**Stored rows**:
* * *

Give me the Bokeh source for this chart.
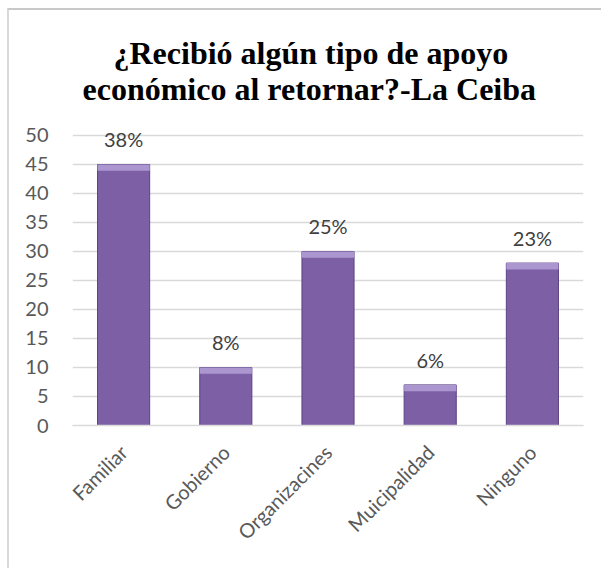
import math
from bokeh.plotting import figure
from bokeh.models import ColumnDataSource, LabelSet, Title, Range1d, FixedTicker
from bokeh.core.properties import value
from bokeh.embed import file_html
from bokeh.resources import INLINE

categories = ["Familiar", "Gobierno", "Organizacines", "Muicipalidad", "Ninguno"]
values = [45, 10, 30, 7, 28]
pct_labels = ["38%", "8%", "25%", "6%", "23%"]
y_ticks = [0, 5, 10, 15, 20, 25, 30, 35, 40, 45, 50]
title_lines = ["¿Recibió algún tipo de apoyo", "económico al retornar?-La Ceiba"]

bevel = 1.1
src = ColumnDataSource(dict(
    cat=categories,
    val=values,
    lab=pct_labels,
    bev=[v - bevel for v in values],
))

p = figure(x_range=categories, y_range=Range1d(0, 51.2), width=594, height=560,
           output_backend="svg", toolbar_location=None,
           min_border_left=63, min_border_right=20, min_border_top=118, min_border_bottom=145)
p.styles = {"margin-left": "7px", "margin-top": "8px",
            "border-left": "2px solid #d9d9d9",
            "border-top": "2px solid #c8c8c8"}
p.outline_line_color = None
p.background_fill_color = "white"
p.border_fill_color = "white"

p.vbar(x="cat", top="val", bottom=0, width=0.51, source=src,
       fill_color="#7c5fa5", line_color="#5b4384", line_width=1)
p.vbar(x="cat", top="val", bottom="bev", width=0.51, source=src,
       fill_color="#ab96cf", line_color=None)

labels = LabelSet(x="cat", y="val", text="lab", source=src, text_align="center",
                  text_baseline="middle", y_offset=25, text_font=value("Lato"),
                  text_font_size=value("20px"), text_color=value("#404040"))
p.add_layout(labels)

title_style = dict(text_font="Liberation Serif", text_font_style="bold",
                   text_font_size="32px", text_color="black", align="left")
p.add_layout(Title(text=" ", text_font_size="1px", standoff=20), "above")
p.add_layout(Title(text=title_lines[1], offset=10, standoff=-2, **title_style), "above")
p.add_layout(Title(text=title_lines[0], offset=41, standoff=-3, **title_style), "above")

p.xgrid.grid_line_color = None
p.ygrid.grid_line_color = "#d9d9d9"
p.ygrid.grid_line_width = 1.5
p.yaxis.ticker = FixedTicker(ticks=y_ticks)
p.yaxis.axis_line_color = None
p.yaxis.major_tick_line_color = None
p.yaxis.minor_tick_line_color = None
p.yaxis.major_label_standoff = 18
p.yaxis.major_label_text_font = "Lato"
p.yaxis.major_label_text_font_size = "20px"
p.yaxis.major_label_text_color = "#595959"

p.xaxis.axis_line_color = "#d9d9d9"
p.xaxis.axis_line_width = 1.5
p.xaxis.major_tick_line_color = None
p.xaxis.minor_tick_line_color = None
p.xaxis.major_label_orientation = math.pi / 4
p.xaxis.major_label_standoff = 17
p.xaxis.major_label_text_font = "Lato"
p.xaxis.major_label_text_font_size = "20px"
p.xaxis.major_label_text_color = "#595959"

open("out.html", "w").write(file_html(p, INLINE))
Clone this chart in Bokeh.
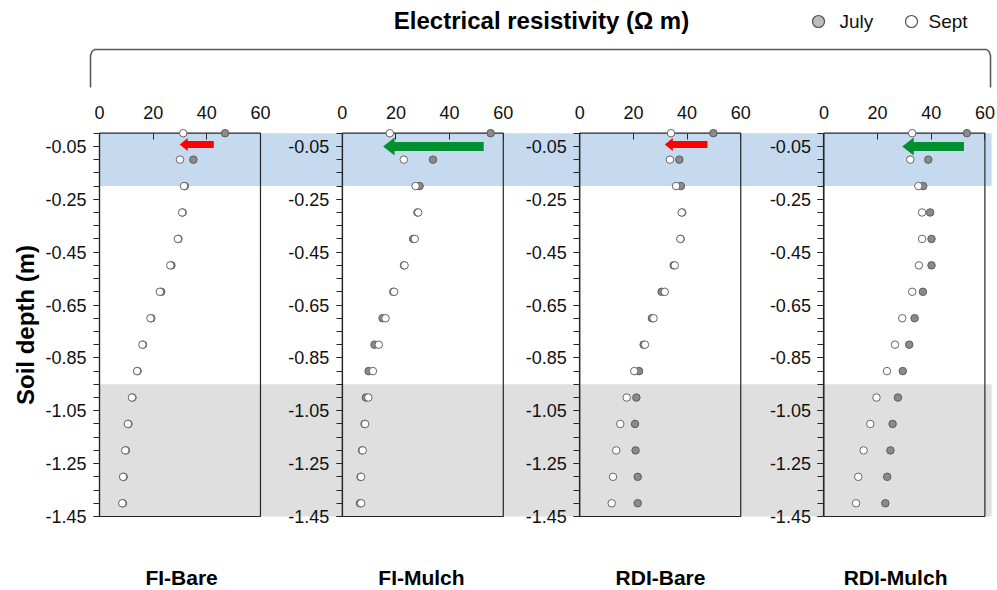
from bokeh.plotting import figure
from bokeh.models import Range1d, LinearAxis, FixedTicker, NumeralTickFormatter, CustomJSTickFormatter
from bokeh.core.properties import value
from bokeh.embed import file_html
from bokeh.resources import INLINE

# ---------------- data ----------------
panels = ["FI-Bare", "FI-Mulch", "RDI-Bare", "RDI-Mulch"]
depth = [0.0, -0.1, -0.2, -0.3, -0.4, -0.5, -0.6, -0.7, -0.8, -0.9, -1.0, -1.1, -1.2, -1.3, -1.4]

july_fi_bare = [46.8, 35.0, 31.8, 31.0, 29.4, 26.8, 23.0, 19.3, 16.2, 14.2, 12.3, 10.8, 9.8, 9.0, 8.7]
sept_fi_bare = [31.2, 30.0, 31.5, 30.8, 29.2, 26.4, 22.5, 19.0, 16.0, 14.0, 12.1, 10.6, 9.6, 8.8, 8.5]

july_fi_mulch = [55.3, 33.8, 28.8, 28.0, 26.4, 23.0, 19.0, 15.0, 12.0, 9.8, 8.8, 8.3, 7.4, 6.8, 6.6]
sept_fi_mulch = [17.7, 22.9, 27.3, 28.3, 27.0, 23.2, 19.3, 16.1, 13.6, 11.4, 9.7, 8.5, 7.6, 7.0, 7.0]

july_rdi_bare = [49.8, 37.1, 37.7, 38.2, 37.6, 35.0, 30.5, 26.9, 23.8, 22.1, 21.1, 20.6, 20.8, 21.6, 21.6]
sept_rdi_bare = [34.0, 33.6, 35.9, 38.0, 37.5, 35.4, 31.7, 27.5, 24.3, 20.3, 17.5, 15.1, 13.6, 12.4, 11.9]

july_rdi_mulch = [53.3, 38.9, 37.0, 39.6, 40.1, 40.1, 36.9, 33.8, 31.8, 29.4, 27.6, 25.6, 24.8, 23.6, 22.9]
sept_rdi_mulch = [32.9, 32.2, 35.2, 36.6, 36.6, 35.4, 32.9, 29.2, 26.5, 23.5, 19.6, 17.3, 14.8, 12.8, 12.0]

july = [july_fi_bare, july_fi_mulch, july_rdi_bare, july_rdi_mulch]
sept = [sept_fi_bare, sept_fi_mulch, sept_rdi_bare, sept_rdi_mulch]

arrow_tail = [42.6, 52.7, 47.6, 52.2]
arrow_tip = [29.9, 15.2, 31.7, 29.2]
arrow_depth = [-0.043, -0.05, -0.043, -0.05]
arrow_color = ["#ff0000", "#00902f", "#ff0000", "#00902f"]

x_ticks = [0, 20, 40, 60]
y_ticks = [-0.05, -0.25, -0.45, -0.65, -0.85, -1.05, -1.25, -1.45]
y_minor = [round(-0.05 * i, 2) for i in range(30)]
wet_zone = (0.0, -0.2)
deep_zone = (-0.95, -1.45)
x_max = 60
depth_min = -1.45

# ---------------- layout constants ----------------
W, H = 997, 590
X0, X1 = -36.9, 334.7
Y0, Y1 = -1.73, 0.502
XU = (X1 - X0) / W   # data units per px (x)
YU = (Y1 - Y0) / H   # data units per px (y)
offsets = [0, 90.5, 179, 270]
name_dx = [30.6, 29.5, 30.1, 26.7]
FONT = "Liberation Sans"

p = figure(width=W, height=H, x_range=Range1d(X0, X1), y_range=Range1d(Y0, Y1),
           x_axis_location=None, y_axis_location=None, tools="",
           toolbar_location=None, output_backend="svg", min_border=0)
p.outline_line_color = None
p.xgrid.visible = False
p.ygrid.visible = False
p.background_fill_color = "white"
p.border_fill_color = "white"

# bands
band_left = offsets[0]
band_right = offsets[-1] + x_max + 2.5
p.quad(left=band_left, right=band_right, top=wet_zone[0], bottom=wet_zone[1],
       fill_color="#c5daee", line_color=None)
p.quad(left=band_left, right=band_right, top=deep_zone[0], bottom=deep_zone[1],
       fill_color="#dfdfdf", line_color=None)

# panel frames
p.quad(left=offsets, right=[o + x_max for o in offsets], top=[0] * 4, bottom=[depth_min] * 4,
       fill_color=None, line_color="#262626", line_width=1.2)

# points
for i, o in enumerate(offsets):
    p.scatter([o + v for v in july[i]], depth, size=7.5, fill_color="#8a8a8a",
              line_color="#5c5c5c", line_width=1)
    p.scatter([o + v for v in sept[i]], depth, size=7.5, fill_color="white",
              line_color="#666666", line_width=1)

# arrows
xs_all, ys_all = [], []
for i, o in enumerate(offsets):
    red = arrow_color[i] == "#ff0000"
    sh = (3.5 if red else 4.5) * YU
    hh = (6.5 if red else 9.0) * YU
    hl = (8.0 if red else 11.5) * XU
    xt, xh, yc = o + arrow_tail[i], o + arrow_tip[i], arrow_depth[i]
    xs_all.append([xh, xh + hl, xh + hl, xt, xt, xh + hl, xh + hl])
    ys_all.append([yc, yc + hh, yc + sh, yc + sh, yc - sh, yc - sh, yc - hh])
p.patches(xs_all, ys_all, fill_color=arrow_color, line_color=None)

# y axes (one per panel)
for i, o in enumerate(offsets):
    ax = LinearAxis(fixed_location=o, bounds=(depth_min, 0),
                    ticker=FixedTicker(ticks=y_ticks, minor_ticks=y_minor),
                    formatter=NumeralTickFormatter(format="0.00"))
    ax.axis_line_color = "#262626"
    ax.axis_line_width = 1.2
    ax.major_tick_out = 6
    ax.major_tick_in = 0
    ax.minor_tick_out = 6
    ax.minor_tick_in = 0
    ax.major_tick_line_color = "#262626"
    ax.minor_tick_line_color = "#262626"
    ax.major_label_text_font = FONT
    ax.major_label_text_font_size = "18px"
    ax.major_label_text_color = "#111111"
    ax.major_label_standoff = 7
    if i == 0:
        ax.axis_label = "Soil depth (m)"
        ax.axis_label_text_font = FONT
        ax.axis_label_text_font_style = "bold"
        ax.axis_label_text_font_size = "24px"
        ax.axis_label_text_color = "#000000"
        ax.axis_label_standoff = 3
    p.add_layout(ax, "left")

# x axis on top of the panels
xt_all = [o + t for o in offsets for t in x_ticks]
xax = LinearAxis(fixed_location=0, ticker=FixedTicker(ticks=xt_all, minor_ticks=[]),
                 formatter=CustomJSTickFormatter(args=dict(offs=offsets), code="""
let base = offs[0];
for (const o of offs) { if (tick >= o - 0.001) base = o; }
return String(Math.round(tick - base));
"""))
xax.axis_line_color = None
xax.major_tick_in = 6
xax.major_tick_out = 0
xax.minor_tick_in = 0
xax.minor_tick_out = 0
xax.major_tick_line_color = "#262626"
xax.major_label_text_font = FONT
xax.major_label_text_font_size = "18px"
xax.major_label_text_color = "#111111"
xax.major_label_standoff = 14
p.add_layout(xax, "above")

# title
p.text(x=[(541 - 99) * XU], y=[Y1 - 20 * YU], text=["Electrical resistivity (\u03a9 m)"],
       text_font=value(FONT), text_font_style="bold", text_font_size="24px",
       text_align="center", text_baseline="middle", text_color="#000000")

# bracket
bx = [(90 - 99) * XU, (90 - 99) * XU, (91.5 - 99) * XU, (94 - 99) * XU,
      (986 - 99) * XU, (988.5 - 99) * XU, (990 - 99) * XU, (990 - 99) * XU]
by = [Y1 - 87 * YU, Y1 - 55 * YU, Y1 - 51 * YU, Y1 - 49 * YU,
      Y1 - 49 * YU, Y1 - 51 * YU, Y1 - 55 * YU, Y1 - 87 * YU]
p.line(bx, by, line_color="#5a5a5a", line_width=1.6)

# legend
ly = Y1 - 21 * YU
p.scatter([(818 - 99) * XU], [ly], size=12, fill_color="#bdbdbd", line_color="#505050", line_width=1.2)
p.scatter([(911 - 99) * XU], [ly], size=12, fill_color="white", line_color="#505050", line_width=1.2)
p.text(x=[(839 - 99) * XU, (928 - 99) * XU], y=[ly, ly], text=["July", "Sept"],
       text_font=value(FONT), text_font_size="19px", text_align="left",
       text_baseline="middle", text_color="#111111")

# panel names
name_x = [o + d for o, d in zip(offsets, name_dx)]
p.text(x=name_x, y=[Y1 - 577 * YU] * 4, text=panels, text_font=value(FONT),
       text_font_style="bold", text_font_size="21px", text_align="center",
       text_baseline="middle", text_color="#000000")

open("out.html", "w").write(file_html(p, INLINE))
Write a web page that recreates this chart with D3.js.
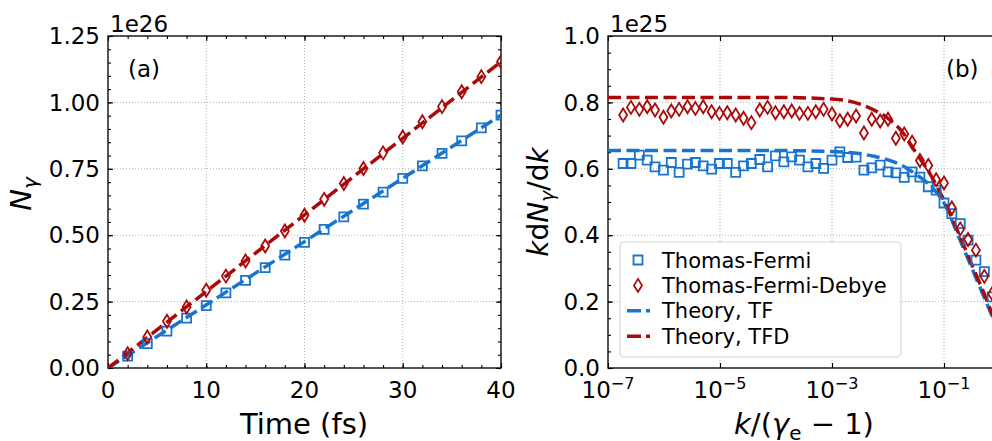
<!DOCTYPE html>
<html>
<head>
<meta charset="utf-8">
<script src="https://cdn.jsdelivr.net/npm/d3@7"></script>
<style>
body { margin: 0; background: #fff; }
text { font-family: "DejaVu Sans", sans-serif; fill: #000; }
</style>
</head>
<body>
<div id="chart"></div>
<script>
// panel (a): photon number vs time (units of 1e26)
var timeFs = [2, 4, 6, 8, 10, 12, 14, 16, 18, 20, 22, 24, 26, 28, 30, 32, 34, 36, 38, 40];
var nTF = [0.045, 0.092, 0.139, 0.188, 0.235, 0.283, 0.330, 0.378, 0.425, 0.473,
           0.522, 0.569, 0.617, 0.662, 0.714, 0.761, 0.808, 0.855, 0.904, 0.952];
var nTFD = [0.054, 0.117, 0.176, 0.230, 0.293, 0.346, 0.403, 0.459, 0.516, 0.575,
            0.635, 0.695, 0.751, 0.810, 0.870, 0.927, 0.984, 1.040, 1.097, 1.153];
var theoryTime = [0, 40];
var theoryNTF = [0, 0.952];
var theoryNTFD = [0, 1.153];
var xTicksA = [0, 10, 20, 30, 40];
var yTicksA = [0, 0.25, 0.5, 0.75, 1.0, 1.25];

// panel (b): spectrum k dN/dk (units of 1e25), x given as log10(k/(gamma_e-1))
var logK = [-6.73, -6.59, -6.44, -6.30, -6.16, -6.01, -5.87, -5.73, -5.58, -5.44,
            -5.30, -5.15, -5.01, -4.87, -4.72, -4.58, -4.44, -4.29, -4.15, -4.01,
            -3.86, -3.72, -3.58, -3.43, -3.29, -3.15, -3.00, -2.86, -2.72, -2.57,
            -2.43, -2.29, -2.14, -2.00, -1.86, -1.71, -1.57, -1.43, -1.28, -1.14,
            -1.00, -0.86, -0.71, -0.57, -0.43, -0.28, -0.14];
var specTF = [0.616, 0.616, 0.641, 0.626, 0.606, 0.596, 0.619, 0.589, 0.614, 0.619,
              0.609, 0.599, 0.616, 0.616, 0.589, 0.609, 0.616, 0.628, 0.606, 0.639,
              0.621, 0.636, 0.626, 0.606, 0.616, 0.601, 0.626, 0.651, 0.634, 0.635,
              0.596, 0.603, 0.611, 0.591, 0.588, 0.574, 0.591, 0.575, 0.546, 0.536,
              0.497, 0.465, 0.435, 0.385, 0.325, 0.290, 0.214];
var specTFD = [0.762, 0.785, 0.779, 0.787, 0.777, 0.755, 0.774, 0.779, 0.787, 0.782,
               0.787, 0.772, 0.767, 0.769, 0.762, 0.752, 0.739, 0.777, 0.785, 0.769,
               0.772, 0.774, 0.767, 0.767, 0.772, 0.779, 0.765, 0.745, 0.749, 0.759,
               0.708, 0.749, 0.744, 0.749, 0.692, 0.705, 0.680, 0.625, 0.610, 0.567,
               0.557, 0.482, 0.419, 0.387, 0.355, 0.276, 0.224];
var theoryLogK = [-7, -4, -3, -2.5, -2.25, -2, -1.75, -1.5, -1.25, -1, -0.75, -0.5, -0.25, 0];
var specTheoryTF = [0.655, 0.655, 0.652, 0.645, 0.638, 0.627, 0.610, 0.583, 0.550, 0.497, 0.400, 0.300, 0.200, 0.100];
var specTheoryTFD = [0.815, 0.815, 0.810, 0.795, 0.777, 0.752, 0.712, 0.648, 0.585, 0.505, 0.410, 0.310, 0.210, 0.100];
var xTicksB = [-7, -5, -3, -1];
var yTicksB = [0, 0.2, 0.4, 0.6, 0.8, 1.0];

var blue = "#1874cd";
var red = "#aa0a0a";
var tickFont = 23;

var svg = d3.select("#chart").append("svg")
  .attr("width", 992)
  .attr("height", 441);

var squarePath = "M-4.5,-4.5h9v9h-9z";
var diamondPath = "M0,-6.5L4,0L0,6.5L-4,0Z";

// draws the frame, grid and inward ticks of one panel
function drawFrame(g, x, y, xMajor, yMajor, xMinor, yMinor, left, right, top, bottom) {
  // grid
  g.append("g").selectAll("line.gx").data(xMajor).enter().append("line")
    .attr("x1", d => x(d)).attr("x2", d => x(d))
    .attr("y1", top).attr("y2", bottom)
    .attr("stroke", "#b0b0b0").attr("stroke-width", 1).attr("stroke-dasharray", "1,2");
  g.append("g").selectAll("line.gy").data(yMajor).enter().append("line")
    .attr("x1", left).attr("x2", right)
    .attr("y1", d => y(d)).attr("y2", d => y(d))
    .attr("stroke", "#b0b0b0").attr("stroke-width", 1).attr("stroke-dasharray", "1,2");

  var axes = [
    [d3.axisBottom(x), "translate(0," + bottom + ")", xMajor, xMinor],
    [d3.axisTop(x), "translate(0," + top + ")", xMajor, xMinor],
    [d3.axisLeft(y), "translate(" + left + ",0)", yMajor, yMinor],
    [d3.axisRight(y), "translate(" + right + ",0)", yMajor, yMinor]
  ];
  axes.forEach(function(a) {
    if (a[3].length) {
      var m = g.append("g").attr("transform", a[1])
        .call(a[0].tickValues(a[3]).tickSize(-3).tickSizeOuter(0).tickFormat(""));
      m.select(".domain").remove();
      m.selectAll("line").attr("stroke-width", 1.1);
    }
    var M = g.append("g").attr("transform", a[1])
      .call(a[0].tickValues(a[2]).tickSize(-5).tickSizeOuter(0).tickFormat(""));
    M.select(".domain").remove();
    M.selectAll("line").attr("stroke-width", 1.1);
  });

  g.append("rect")
    .attr("x", left).attr("y", top)
    .attr("width", right - left).attr("height", bottom - top)
    .attr("fill", "none").attr("stroke", "#000").attr("stroke-width", 1.3);
}

// ---------------- panel (a) ----------------
var xA = d3.scaleLinear().domain([0, 40]).range([108, 501]);
var yA = d3.scaleLinear().domain([0, 1.25]).range([368, 36]);
var gA = svg.append("g");

drawFrame(gA, xA, yA, xTicksA, yTicksA,
  d3.range(0, 40.1, 2), d3.range(0, 1.26, 0.05), 108, 501, 36, 368);

svg.append("clipPath").attr("id", "clipA").append("rect")
  .attr("x", 108).attr("y", 36).attr("width", 393).attr("height", 332);
var plotA = gA.append("g").attr("clip-path", "url(#clipA)");

var lineA = d3.line().x(d => xA(d[0])).y(d => yA(d[1]));
plotA.append("path")
  .datum(d3.zip(theoryTime, theoryNTF))
  .attr("d", lineA).attr("fill", "none").attr("stroke", blue)
  .attr("stroke-width", 3.5).attr("stroke-dasharray", "13,5.5");
plotA.append("path")
  .datum(d3.zip(theoryTime, theoryNTFD))
  .attr("d", lineA).attr("fill", "none").attr("stroke", red)
  .attr("stroke-width", 3.5).attr("stroke-dasharray", "13,5.5");

plotA.selectAll("path.sqA").data(d3.zip(timeFs, nTF)).enter().append("path")
  .attr("d", squarePath)
  .attr("transform", d => "translate(" + xA(d[0]) + "," + yA(d[1]) + ")")
  .attr("fill", "none").attr("stroke", blue).attr("stroke-width", 1.8);
plotA.selectAll("path.dmA").data(d3.zip(timeFs, nTFD)).enter().append("path")
  .attr("d", diamondPath)
  .attr("transform", d => "translate(" + xA(d[0]) + "," + yA(d[1]) + ")")
  .attr("fill", "none").attr("stroke", red).attr("stroke-width", 1.8);

// tick labels (a)
gA.selectAll("text.xt").data(xTicksA).enter().append("text")
  .attr("x", d => xA(d)).attr("y", 398)
  .attr("text-anchor", "middle").attr("font-size", tickFont)
  .text(d => d);
gA.selectAll("text.yt").data(yTicksA).enter().append("text")
  .attr("x", 100).attr("y", d => yA(d)).attr("dy", "0.36em")
  .attr("text-anchor", "end").attr("font-size", tickFont)
  .text(d => d3.format(".2f")(d));
gA.append("text").attr("x", 110).attr("y", 32).attr("font-size", tickFont).text("1e26");
gA.append("text").attr("x", 128).attr("y", 77).attr("font-size", tickFont).text("(a)");
gA.append("text").attr("x", 304).attr("y", 434).attr("text-anchor", "middle")
  .attr("font-size", 29).text("Time (fs)");
var ylabA = gA.append("text")
  .attr("transform", "translate(31,194) rotate(-90)")
  .attr("text-anchor", "middle").attr("font-size", 29);
ylabA.append("tspan").attr("font-style", "italic").text("N");
ylabA.append("tspan").attr("font-style", "italic").attr("font-size", 20).attr("dy", 6).text("γ");

// ---------------- panel (b) ----------------
var xB = d3.scaleLog().domain([1e-7, 1]).range([608, 1000]);
var yB = d3.scaleLinear().domain([0, 1.0]).range([368, 36]);
var gB = svg.append("g");
var xTickValsB = xTicksB.map(e => Math.pow(10, e));

drawFrame(gB, xB, yB, xTickValsB, yTicksB,
  [], d3.range(0, 1.01, 0.05), 608, 1000, 36, 368);

svg.append("clipPath").attr("id", "clipB").append("rect")
  .attr("x", 608).attr("y", 36).attr("width", 392).attr("height", 332);
var plotB = gB.append("g").attr("clip-path", "url(#clipB)");

var lineB = d3.line().x(d => xB(Math.pow(10, d[0]))).y(d => yB(d[1])).curve(d3.curveMonotoneX);
plotB.append("path")
  .datum(d3.zip(theoryLogK, specTheoryTF))
  .attr("d", lineB).attr("fill", "none").attr("stroke", blue)
  .attr("stroke-width", 3.5).attr("stroke-dasharray", "13,5.5");
plotB.append("path")
  .datum(d3.zip(theoryLogK, specTheoryTFD))
  .attr("d", lineB).attr("fill", "none").attr("stroke", red)
  .attr("stroke-width", 3.5).attr("stroke-dasharray", "13,5.5");

plotB.selectAll("path.sqB").data(d3.zip(logK, specTF)).enter().append("path")
  .attr("d", squarePath)
  .attr("transform", d => "translate(" + xB(Math.pow(10, d[0])) + "," + yB(d[1]) + ")")
  .attr("fill", "none").attr("stroke", blue).attr("stroke-width", 1.8);
plotB.selectAll("path.dmB").data(d3.zip(logK, specTFD)).enter().append("path")
  .attr("d", diamondPath)
  .attr("transform", d => "translate(" + xB(Math.pow(10, d[0])) + "," + yB(d[1]) + ")")
  .attr("fill", "none").attr("stroke", red).attr("stroke-width", 1.8);

// tick labels (b)
gB.selectAll("text.xt").data(xTicksB).enter().append("text")
  .attr("x", d => xB(Math.pow(10, d))).attr("y", 398)
  .attr("text-anchor", "middle").attr("font-size", tickFont)
  .each(function(d) {
    var t = d3.select(this);
    t.append("tspan").text("10");
    t.append("tspan").attr("font-size", 16).attr("dy", -9).text("\u2212" + Math.abs(d));
  });
gB.selectAll("text.yt").data(yTicksB).enter().append("text")
  .attr("x", 600).attr("y", d => yB(d)).attr("dy", "0.36em")
  .attr("text-anchor", "end").attr("font-size", tickFont)
  .text(d => d3.format(".1f")(d));
gB.append("text").attr("x", 610).attr("y", 32).attr("font-size", tickFont).text("1e25");
gB.append("text").attr("x", 946).attr("y", 77).attr("font-size", tickFont).text("(b)");

var xlabB = gB.append("text").attr("x", 804).attr("y", 434)
  .attr("text-anchor", "middle").attr("font-size", 29);
xlabB.append("tspan").attr("font-style", "italic").text("k");
xlabB.append("tspan").text("/(");
xlabB.append("tspan").attr("font-style", "italic").text("γ");
xlabB.append("tspan").attr("font-size", 20).attr("dy", 6).text("e");
xlabB.append("tspan").attr("dy", -6).text(" \u2212 1)");

var ylabB = gB.append("text")
  .attr("transform", "translate(548,202) rotate(-90)")
  .attr("text-anchor", "middle").attr("font-size", 28);
ylabB.append("tspan").attr("font-style", "italic").text("k");
ylabB.append("tspan").text("d");
ylabB.append("tspan").attr("font-style", "italic").text("N");
ylabB.append("tspan").attr("font-style", "italic").attr("font-size", 19).attr("dy", 6).text("γ");
ylabB.append("tspan").attr("dy", -6).text("/d");
ylabB.append("tspan").attr("font-style", "italic").text("k");

// legend
var legendItems = [
  { label: "Thomas-Fermi", color: blue, kind: "square" },
  { label: "Thomas-Fermi-Debye", color: red, kind: "diamond" },
  { label: "Theory, TF", color: blue, kind: "line" },
  { label: "Theory, TFD", color: red, kind: "line" }
];
var legend = gB.append("g");
legend.append("rect")
  .attr("x", 620).attr("y", 242).attr("width", 281).attr("height", 115)
  .attr("rx", 4).attr("fill", "#fff").attr("fill-opacity", 0.8)
  .attr("stroke", "#d5d5d5").attr("stroke-width", 1.2);
legendItems.forEach(function(it, i) {
  var cy = 260 + i * 25.4;
  if (it.kind === "line") {
    legend.append("line").attr("x1", 627).attr("x2", 650).attr("y1", cy).attr("y2", cy)
      .attr("stroke", it.color).attr("stroke-width", 3.5).attr("stroke-dasharray", "14,5");
  } else {
    legend.append("path").attr("d", it.kind === "square" ? squarePath : diamondPath)
      .attr("transform", "translate(638," + cy + ")")
      .attr("fill", "none").attr("stroke", it.color).attr("stroke-width", 1.8);
  }
  legend.append("text").attr("x", 662).attr("y", cy).attr("dy", "0.36em")
    .attr("font-size", 21).text(it.label);
});
</script>
</body>
</html>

* * *

**What you should do**:
Search the preceding listing for "this" and extract every line where it is found.

**Result**:
Give me the Bokeh source for this chart.
Clone this chart in Bokeh.
Write a web page that recreates this chart with D3.js.
    var t = d3.select(this);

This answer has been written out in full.